* Supplied data *
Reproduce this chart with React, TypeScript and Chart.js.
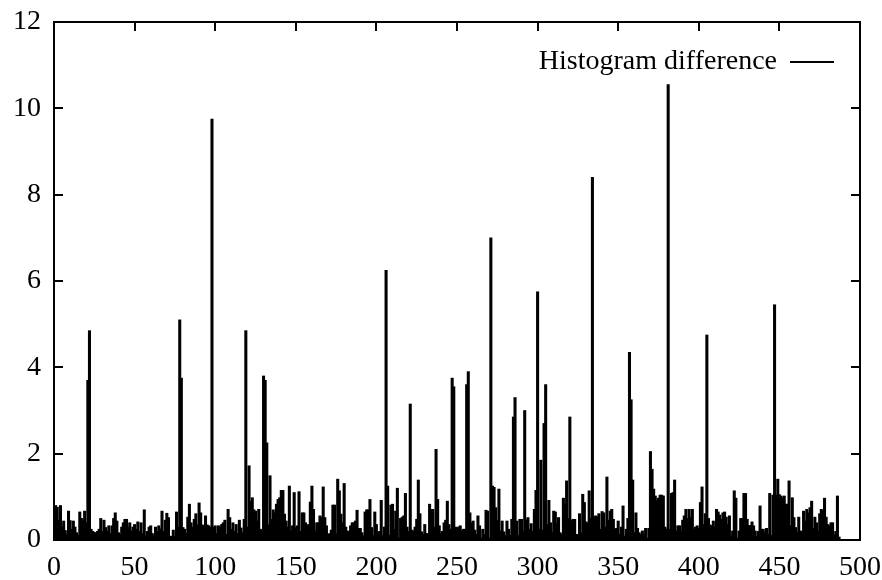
import React, { useEffect, useRef } from "react";
import { Chart, registerables } from "chart.js";

Chart.register(...registerables);

const seriesLabel = "Histogram difference";
const xMin = 0;
const xMax = 500;
const xStep = 50;
const yMin = 0;
const yMax = 12;
const yStep = 2;

// Histogram difference per frame index (index = frame number)
const histDiff: number[] = [
  0.79, 0.8, 0.76, 0.46, 0.8, 0.3, 0.44, 0.22, 0.12, 0.67,
  0.45, 0.25, 0.44, 0.3, 0.17, 0.1, 0.65, 0.5, 0.45, 0.67,
  0.4, 3.7, 4.85, 0.25, 0.2, 0.18, 0.15, 0.2, 0.25, 0.5,
  0.2, 0.46, 0.29, 0.2, 0.33, 0.15, 0.33, 0.5, 0.63, 0.44,
  0.17, 0.13, 0.3, 0.4, 0.48, 0.48, 0.29, 0.4, 0.21, 0.3,
  0.36, 0.25, 0.42, 0.2, 0.4, 0.15, 0.7, 0.1, 0.2, 0.3,
  0.33, 0.15, 0.09, 0.3, 0.2, 0.33, 0.26, 0.67, 0.2, 0.46,
  0.62, 0.52, 0.09, 0.08, 0.23, 0.08, 0.65, 0.3, 5.1, 3.75,
  0.29, 0.25, 0.15, 0.53, 0.83, 0.4, 0.3, 0.48, 0.61, 0.35,
  0.86, 0.63, 0.35, 0.33, 0.56, 0.35, 0.33, 0.3, 9.75, 0.3,
  0.33, 0.15, 0.33, 0.29, 0.36, 0.4, 0.46, 0.13, 0.71, 0.52,
  0.25, 0.4, 0.2, 0.36, 0.15, 0.46, 0.28, 0.17, 0.48, 4.85,
  0.3, 1.72, 0.9, 0.98, 0.7, 0.67, 0.44, 0.71, 0.25, 0.21,
  3.8, 3.7, 2.25, 0.35, 1.49, 0.48, 0.7, 0.63, 0.83, 0.94,
  0.98, 1.15, 1.15, 0.6, 0.44, 0.3, 1.25, 0.21, 0.33, 1.1,
  0.29, 0.33, 1.12, 0.2, 0.63, 0.63, 0.4, 0.35, 0.36, 0.88,
  1.25, 0.71, 0.21, 0.4, 0.4, 0.56, 0.52, 1.23, 0.52, 0.33,
  0.13, 0.15, 0.23, 0.81, 0.81, 0.15, 1.41, 1.14, 0.6, 0.4,
  1.31, 0.3, 0.21, 0.19, 0.33, 0.4, 0.4, 0.44, 0.69, 0.27,
  0.27, 0.17, 0.1, 0.65, 0.7, 0.7, 0.94, 0.29, 0.11, 0.65,
  0.36, 0.17, 0.2, 0.92, 0.1, 0.3, 6.25, 1.25, 0.11, 0.81,
  0.83, 0.25, 0.67, 1.2, 0.04, 0.5, 0.53, 0.56, 1.08, 0.3,
  0.2, 3.15, 0.23, 0.21, 0.3, 0.48, 1.39, 0.61, 0.19, 0.13,
  0.36, 0.15, 0.15, 0.83, 0.71, 0.71, 0.3, 2.1, 0.94, 0.33,
  0.15, 0.2, 0.4, 0.46, 0.9, 0.36, 0.25, 3.75, 3.55, 0.3,
  0.28, 0.3, 0.33, 0.21, 0.25, 0.25, 3.6, 3.9, 0.63, 0.4,
  0.44, 0.23, 0.13, 0.56, 0.33, 0.05, 0.25, 0.13, 0.69, 0.67,
  0.05, 7.0, 1.25, 1.22, 0.75, 0.46, 1.18, 0.21, 0.44, 0.19,
  0.1, 0.44, 0.25, 0.11, 0.48, 2.85, 3.3, 0.44, 0.11, 0.48,
  0.48, 0.21, 3.0, 0.46, 0.52, 0.25, 0.38, 0.2, 0.71, 1.15,
  5.75, 0.25, 1.85, 0.23, 2.7, 3.6, 0.36, 0.92, 0.4, 0.17,
  0.67, 0.65, 0.38, 0.52, 0.17, 0.13, 0.97, 0.84, 1.37, 0.5,
  2.85, 0.45, 0.48, 0.48, 0.13, 0.13, 0.61, 0.17, 1.06, 0.87,
  0.42, 0.4, 1.14, 0.5, 8.4, 0.52, 0.56, 0.54, 0.61, 0.25,
  0.66, 0.63, 0.3, 1.46, 0.46, 0.67, 0.71, 0.48, 0.25, 0.27,
  0.44, 0.13, 0.3, 0.79, 0.09, 0.25, 0.5, 4.35, 3.25, 1.39,
  0.17, 0.63, 0.27, 0.17, 0.13, 0.21, 0.12, 0.27, 0.04, 0.27,
  2.05, 1.64, 1.18, 1.02, 0.92, 0.97, 1.04, 1.04, 1.02, 0.3,
  0.25, 10.55, 0.25, 1.08, 1.1, 1.39, 0.21, 0.33, 0.33, 0.21,
  0.46, 0.56, 0.71, 0.5, 0.71, 0.53, 0.71, 0.25, 0.3, 0.33,
  0.27, 0.87, 1.23, 0.36, 0.61, 4.75, 0.5, 0.35, 0.33, 0.44,
  0.3, 0.71, 0.65, 0.58, 0.48, 0.63, 0.65, 0.53, 0.36, 0.56,
  0.09, 0.21, 1.14, 0.97, 0.05, 0.21, 0.5, 0.5, 1.08, 1.08,
  0.48, 0.34, 0.33, 0.42, 0.33, 0.21, 0.09, 0.2, 0.79, 0.25,
  0.25, 0.17, 0.27, 0.13, 1.08, 0.11, 1.04, 5.45, 1.04, 1.41,
  1.05, 1.02, 0.98, 1.02, 0.83, 0.83, 1.37, 0.33, 0.98, 0.52,
  0.29, 0.17, 0.53, 0.21, 0.19, 0.67, 0.44, 0.71, 0.63, 0.75,
  0.9, 0.27, 0.53, 0.4, 0.21, 0.61, 0.71, 0.67, 0.97, 0.53,
  0.36, 0.33, 0.4, 0.4, 0.12, 0.2, 1.02, 0.07,
];

const FONT = "'Liberation Serif', 'Times New Roman', serif";
const FONT_SIZE = 28;
const TICK_LEN = 9;

const framePlugin = {
  id: "gnuplotFrame",
  afterDraw(chart: any) {
    const ctx = chart.ctx;
    const { left, right, top, bottom } = chart.chartArea;
    const xs = chart.scales.x;
    const ys = chart.scales.y;
    ctx.save();
    ctx.strokeStyle = "#000";
    ctx.lineWidth = 2;
    ctx.beginPath();
    ys.ticks.forEach((t: any) => {
      const y = Math.round(ys.getPixelForValue(t.value));
      ctx.moveTo(left, y);
      ctx.lineTo(left + TICK_LEN, y);
      ctx.moveTo(right, y);
      ctx.lineTo(right - TICK_LEN, y);
    });
    xs.ticks.forEach((t: any) => {
      const x = Math.round(xs.getPixelForValue(t.value));
      ctx.moveTo(x, bottom);
      ctx.lineTo(x, bottom - TICK_LEN);
      ctx.moveTo(x, top);
      ctx.lineTo(x, top + TICK_LEN);
    });
    ctx.stroke();
    ctx.strokeRect(left, top, right - left, bottom - top);

    // legend (gnuplot style: text, then line sample, top right inside)
    const label = chart.data.datasets[0].label;
    ctx.font = `${FONT_SIZE}px ${FONT}`;
    ctx.fillStyle = "#000";
    ctx.textAlign = "right";
    ctx.textBaseline = "middle";
    const ly = top + 40;
    const lineEnd = right - 26;
    const lineStart = lineEnd - 44;
    ctx.fillText(label, lineStart - 13, ly);
    ctx.beginPath();
    ctx.moveTo(lineStart, ly);
    ctx.lineTo(lineEnd, ly);
    ctx.stroke();
    ctx.restore();
  },
};

export default function App() {
  const ref = useRef<HTMLCanvasElement | null>(null);

  useEffect(() => {
    document.body.style.margin = "0";
    const canvas = ref.current;
    if (!canvas) return;
    const chart = new Chart(canvas, {
      type: "bar",
      data: {
        datasets: [
          {
            label: seriesLabel,
            data: histDiff.map((v, i) => ({ x: i, y: v })),
            backgroundColor: "#000",
            borderWidth: 0,
            barThickness: 2.4,
            grouped: false,
          } as any,
        ],
      },
      options: {
        animation: false,
        responsive: false,
        devicePixelRatio: 1,
        layout: { padding: { top: 22, right: 22, left: 0, bottom: 0 } },
        plugins: {
          legend: { display: false },
          tooltip: { enabled: false },
        },
        scales: {
          x: {
            type: "linear",
            min: xMin,
            max: xMax,
            offset: false,
            grid: { display: false, drawTicks: false },
            border: { display: false },
            ticks: {
              stepSize: xStep,
              color: "#000",
              font: { family: FONT, size: FONT_SIZE },
              padding: 11,
              maxRotation: 0,
              autoSkip: false,
            },
            afterFit(scale: any) {
              scale.height = 40;
              scale.paddingLeft = 0;
              scale.paddingRight = 0;
            },
          },
          y: {
            min: yMin,
            max: yMax,
            grid: { display: false, drawTicks: false },
            border: { display: false },
            ticks: {
              stepSize: yStep,
              color: "#000",
              font: { family: FONT, size: FONT_SIZE },
              padding: 13,
            },
            afterFit(scale: any) {
              scale.width = 54;
              scale.paddingTop = 0;
              scale.paddingBottom = 0;
            },
          },
        },
      },
      plugins: [framePlugin],
    });
    return () => chart.destroy();
  }, []);

  return (
    <div style={{ width: 882, height: 580, background: "#fff" }}>
      <canvas ref={ref} width={882} height={580} />
    </div>
  );
}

* The exercise *
Begin at the first line of the data above and repeat each line exactly, stopping after the line containing "const yStep = 2;". Omit the pictures.

* The answer *
Reproduce this chart with React, TypeScript and Chart.js.
import React, { useEffect, useRef } from "react";
import { Chart, registerables } from "chart.js";

Chart.register(...registerables);

const seriesLabel = "Histogram difference";
const xMin = 0;
const xMax = 500;
const xStep = 50;
const yMin = 0;
const yMax = 12;
const yStep = 2;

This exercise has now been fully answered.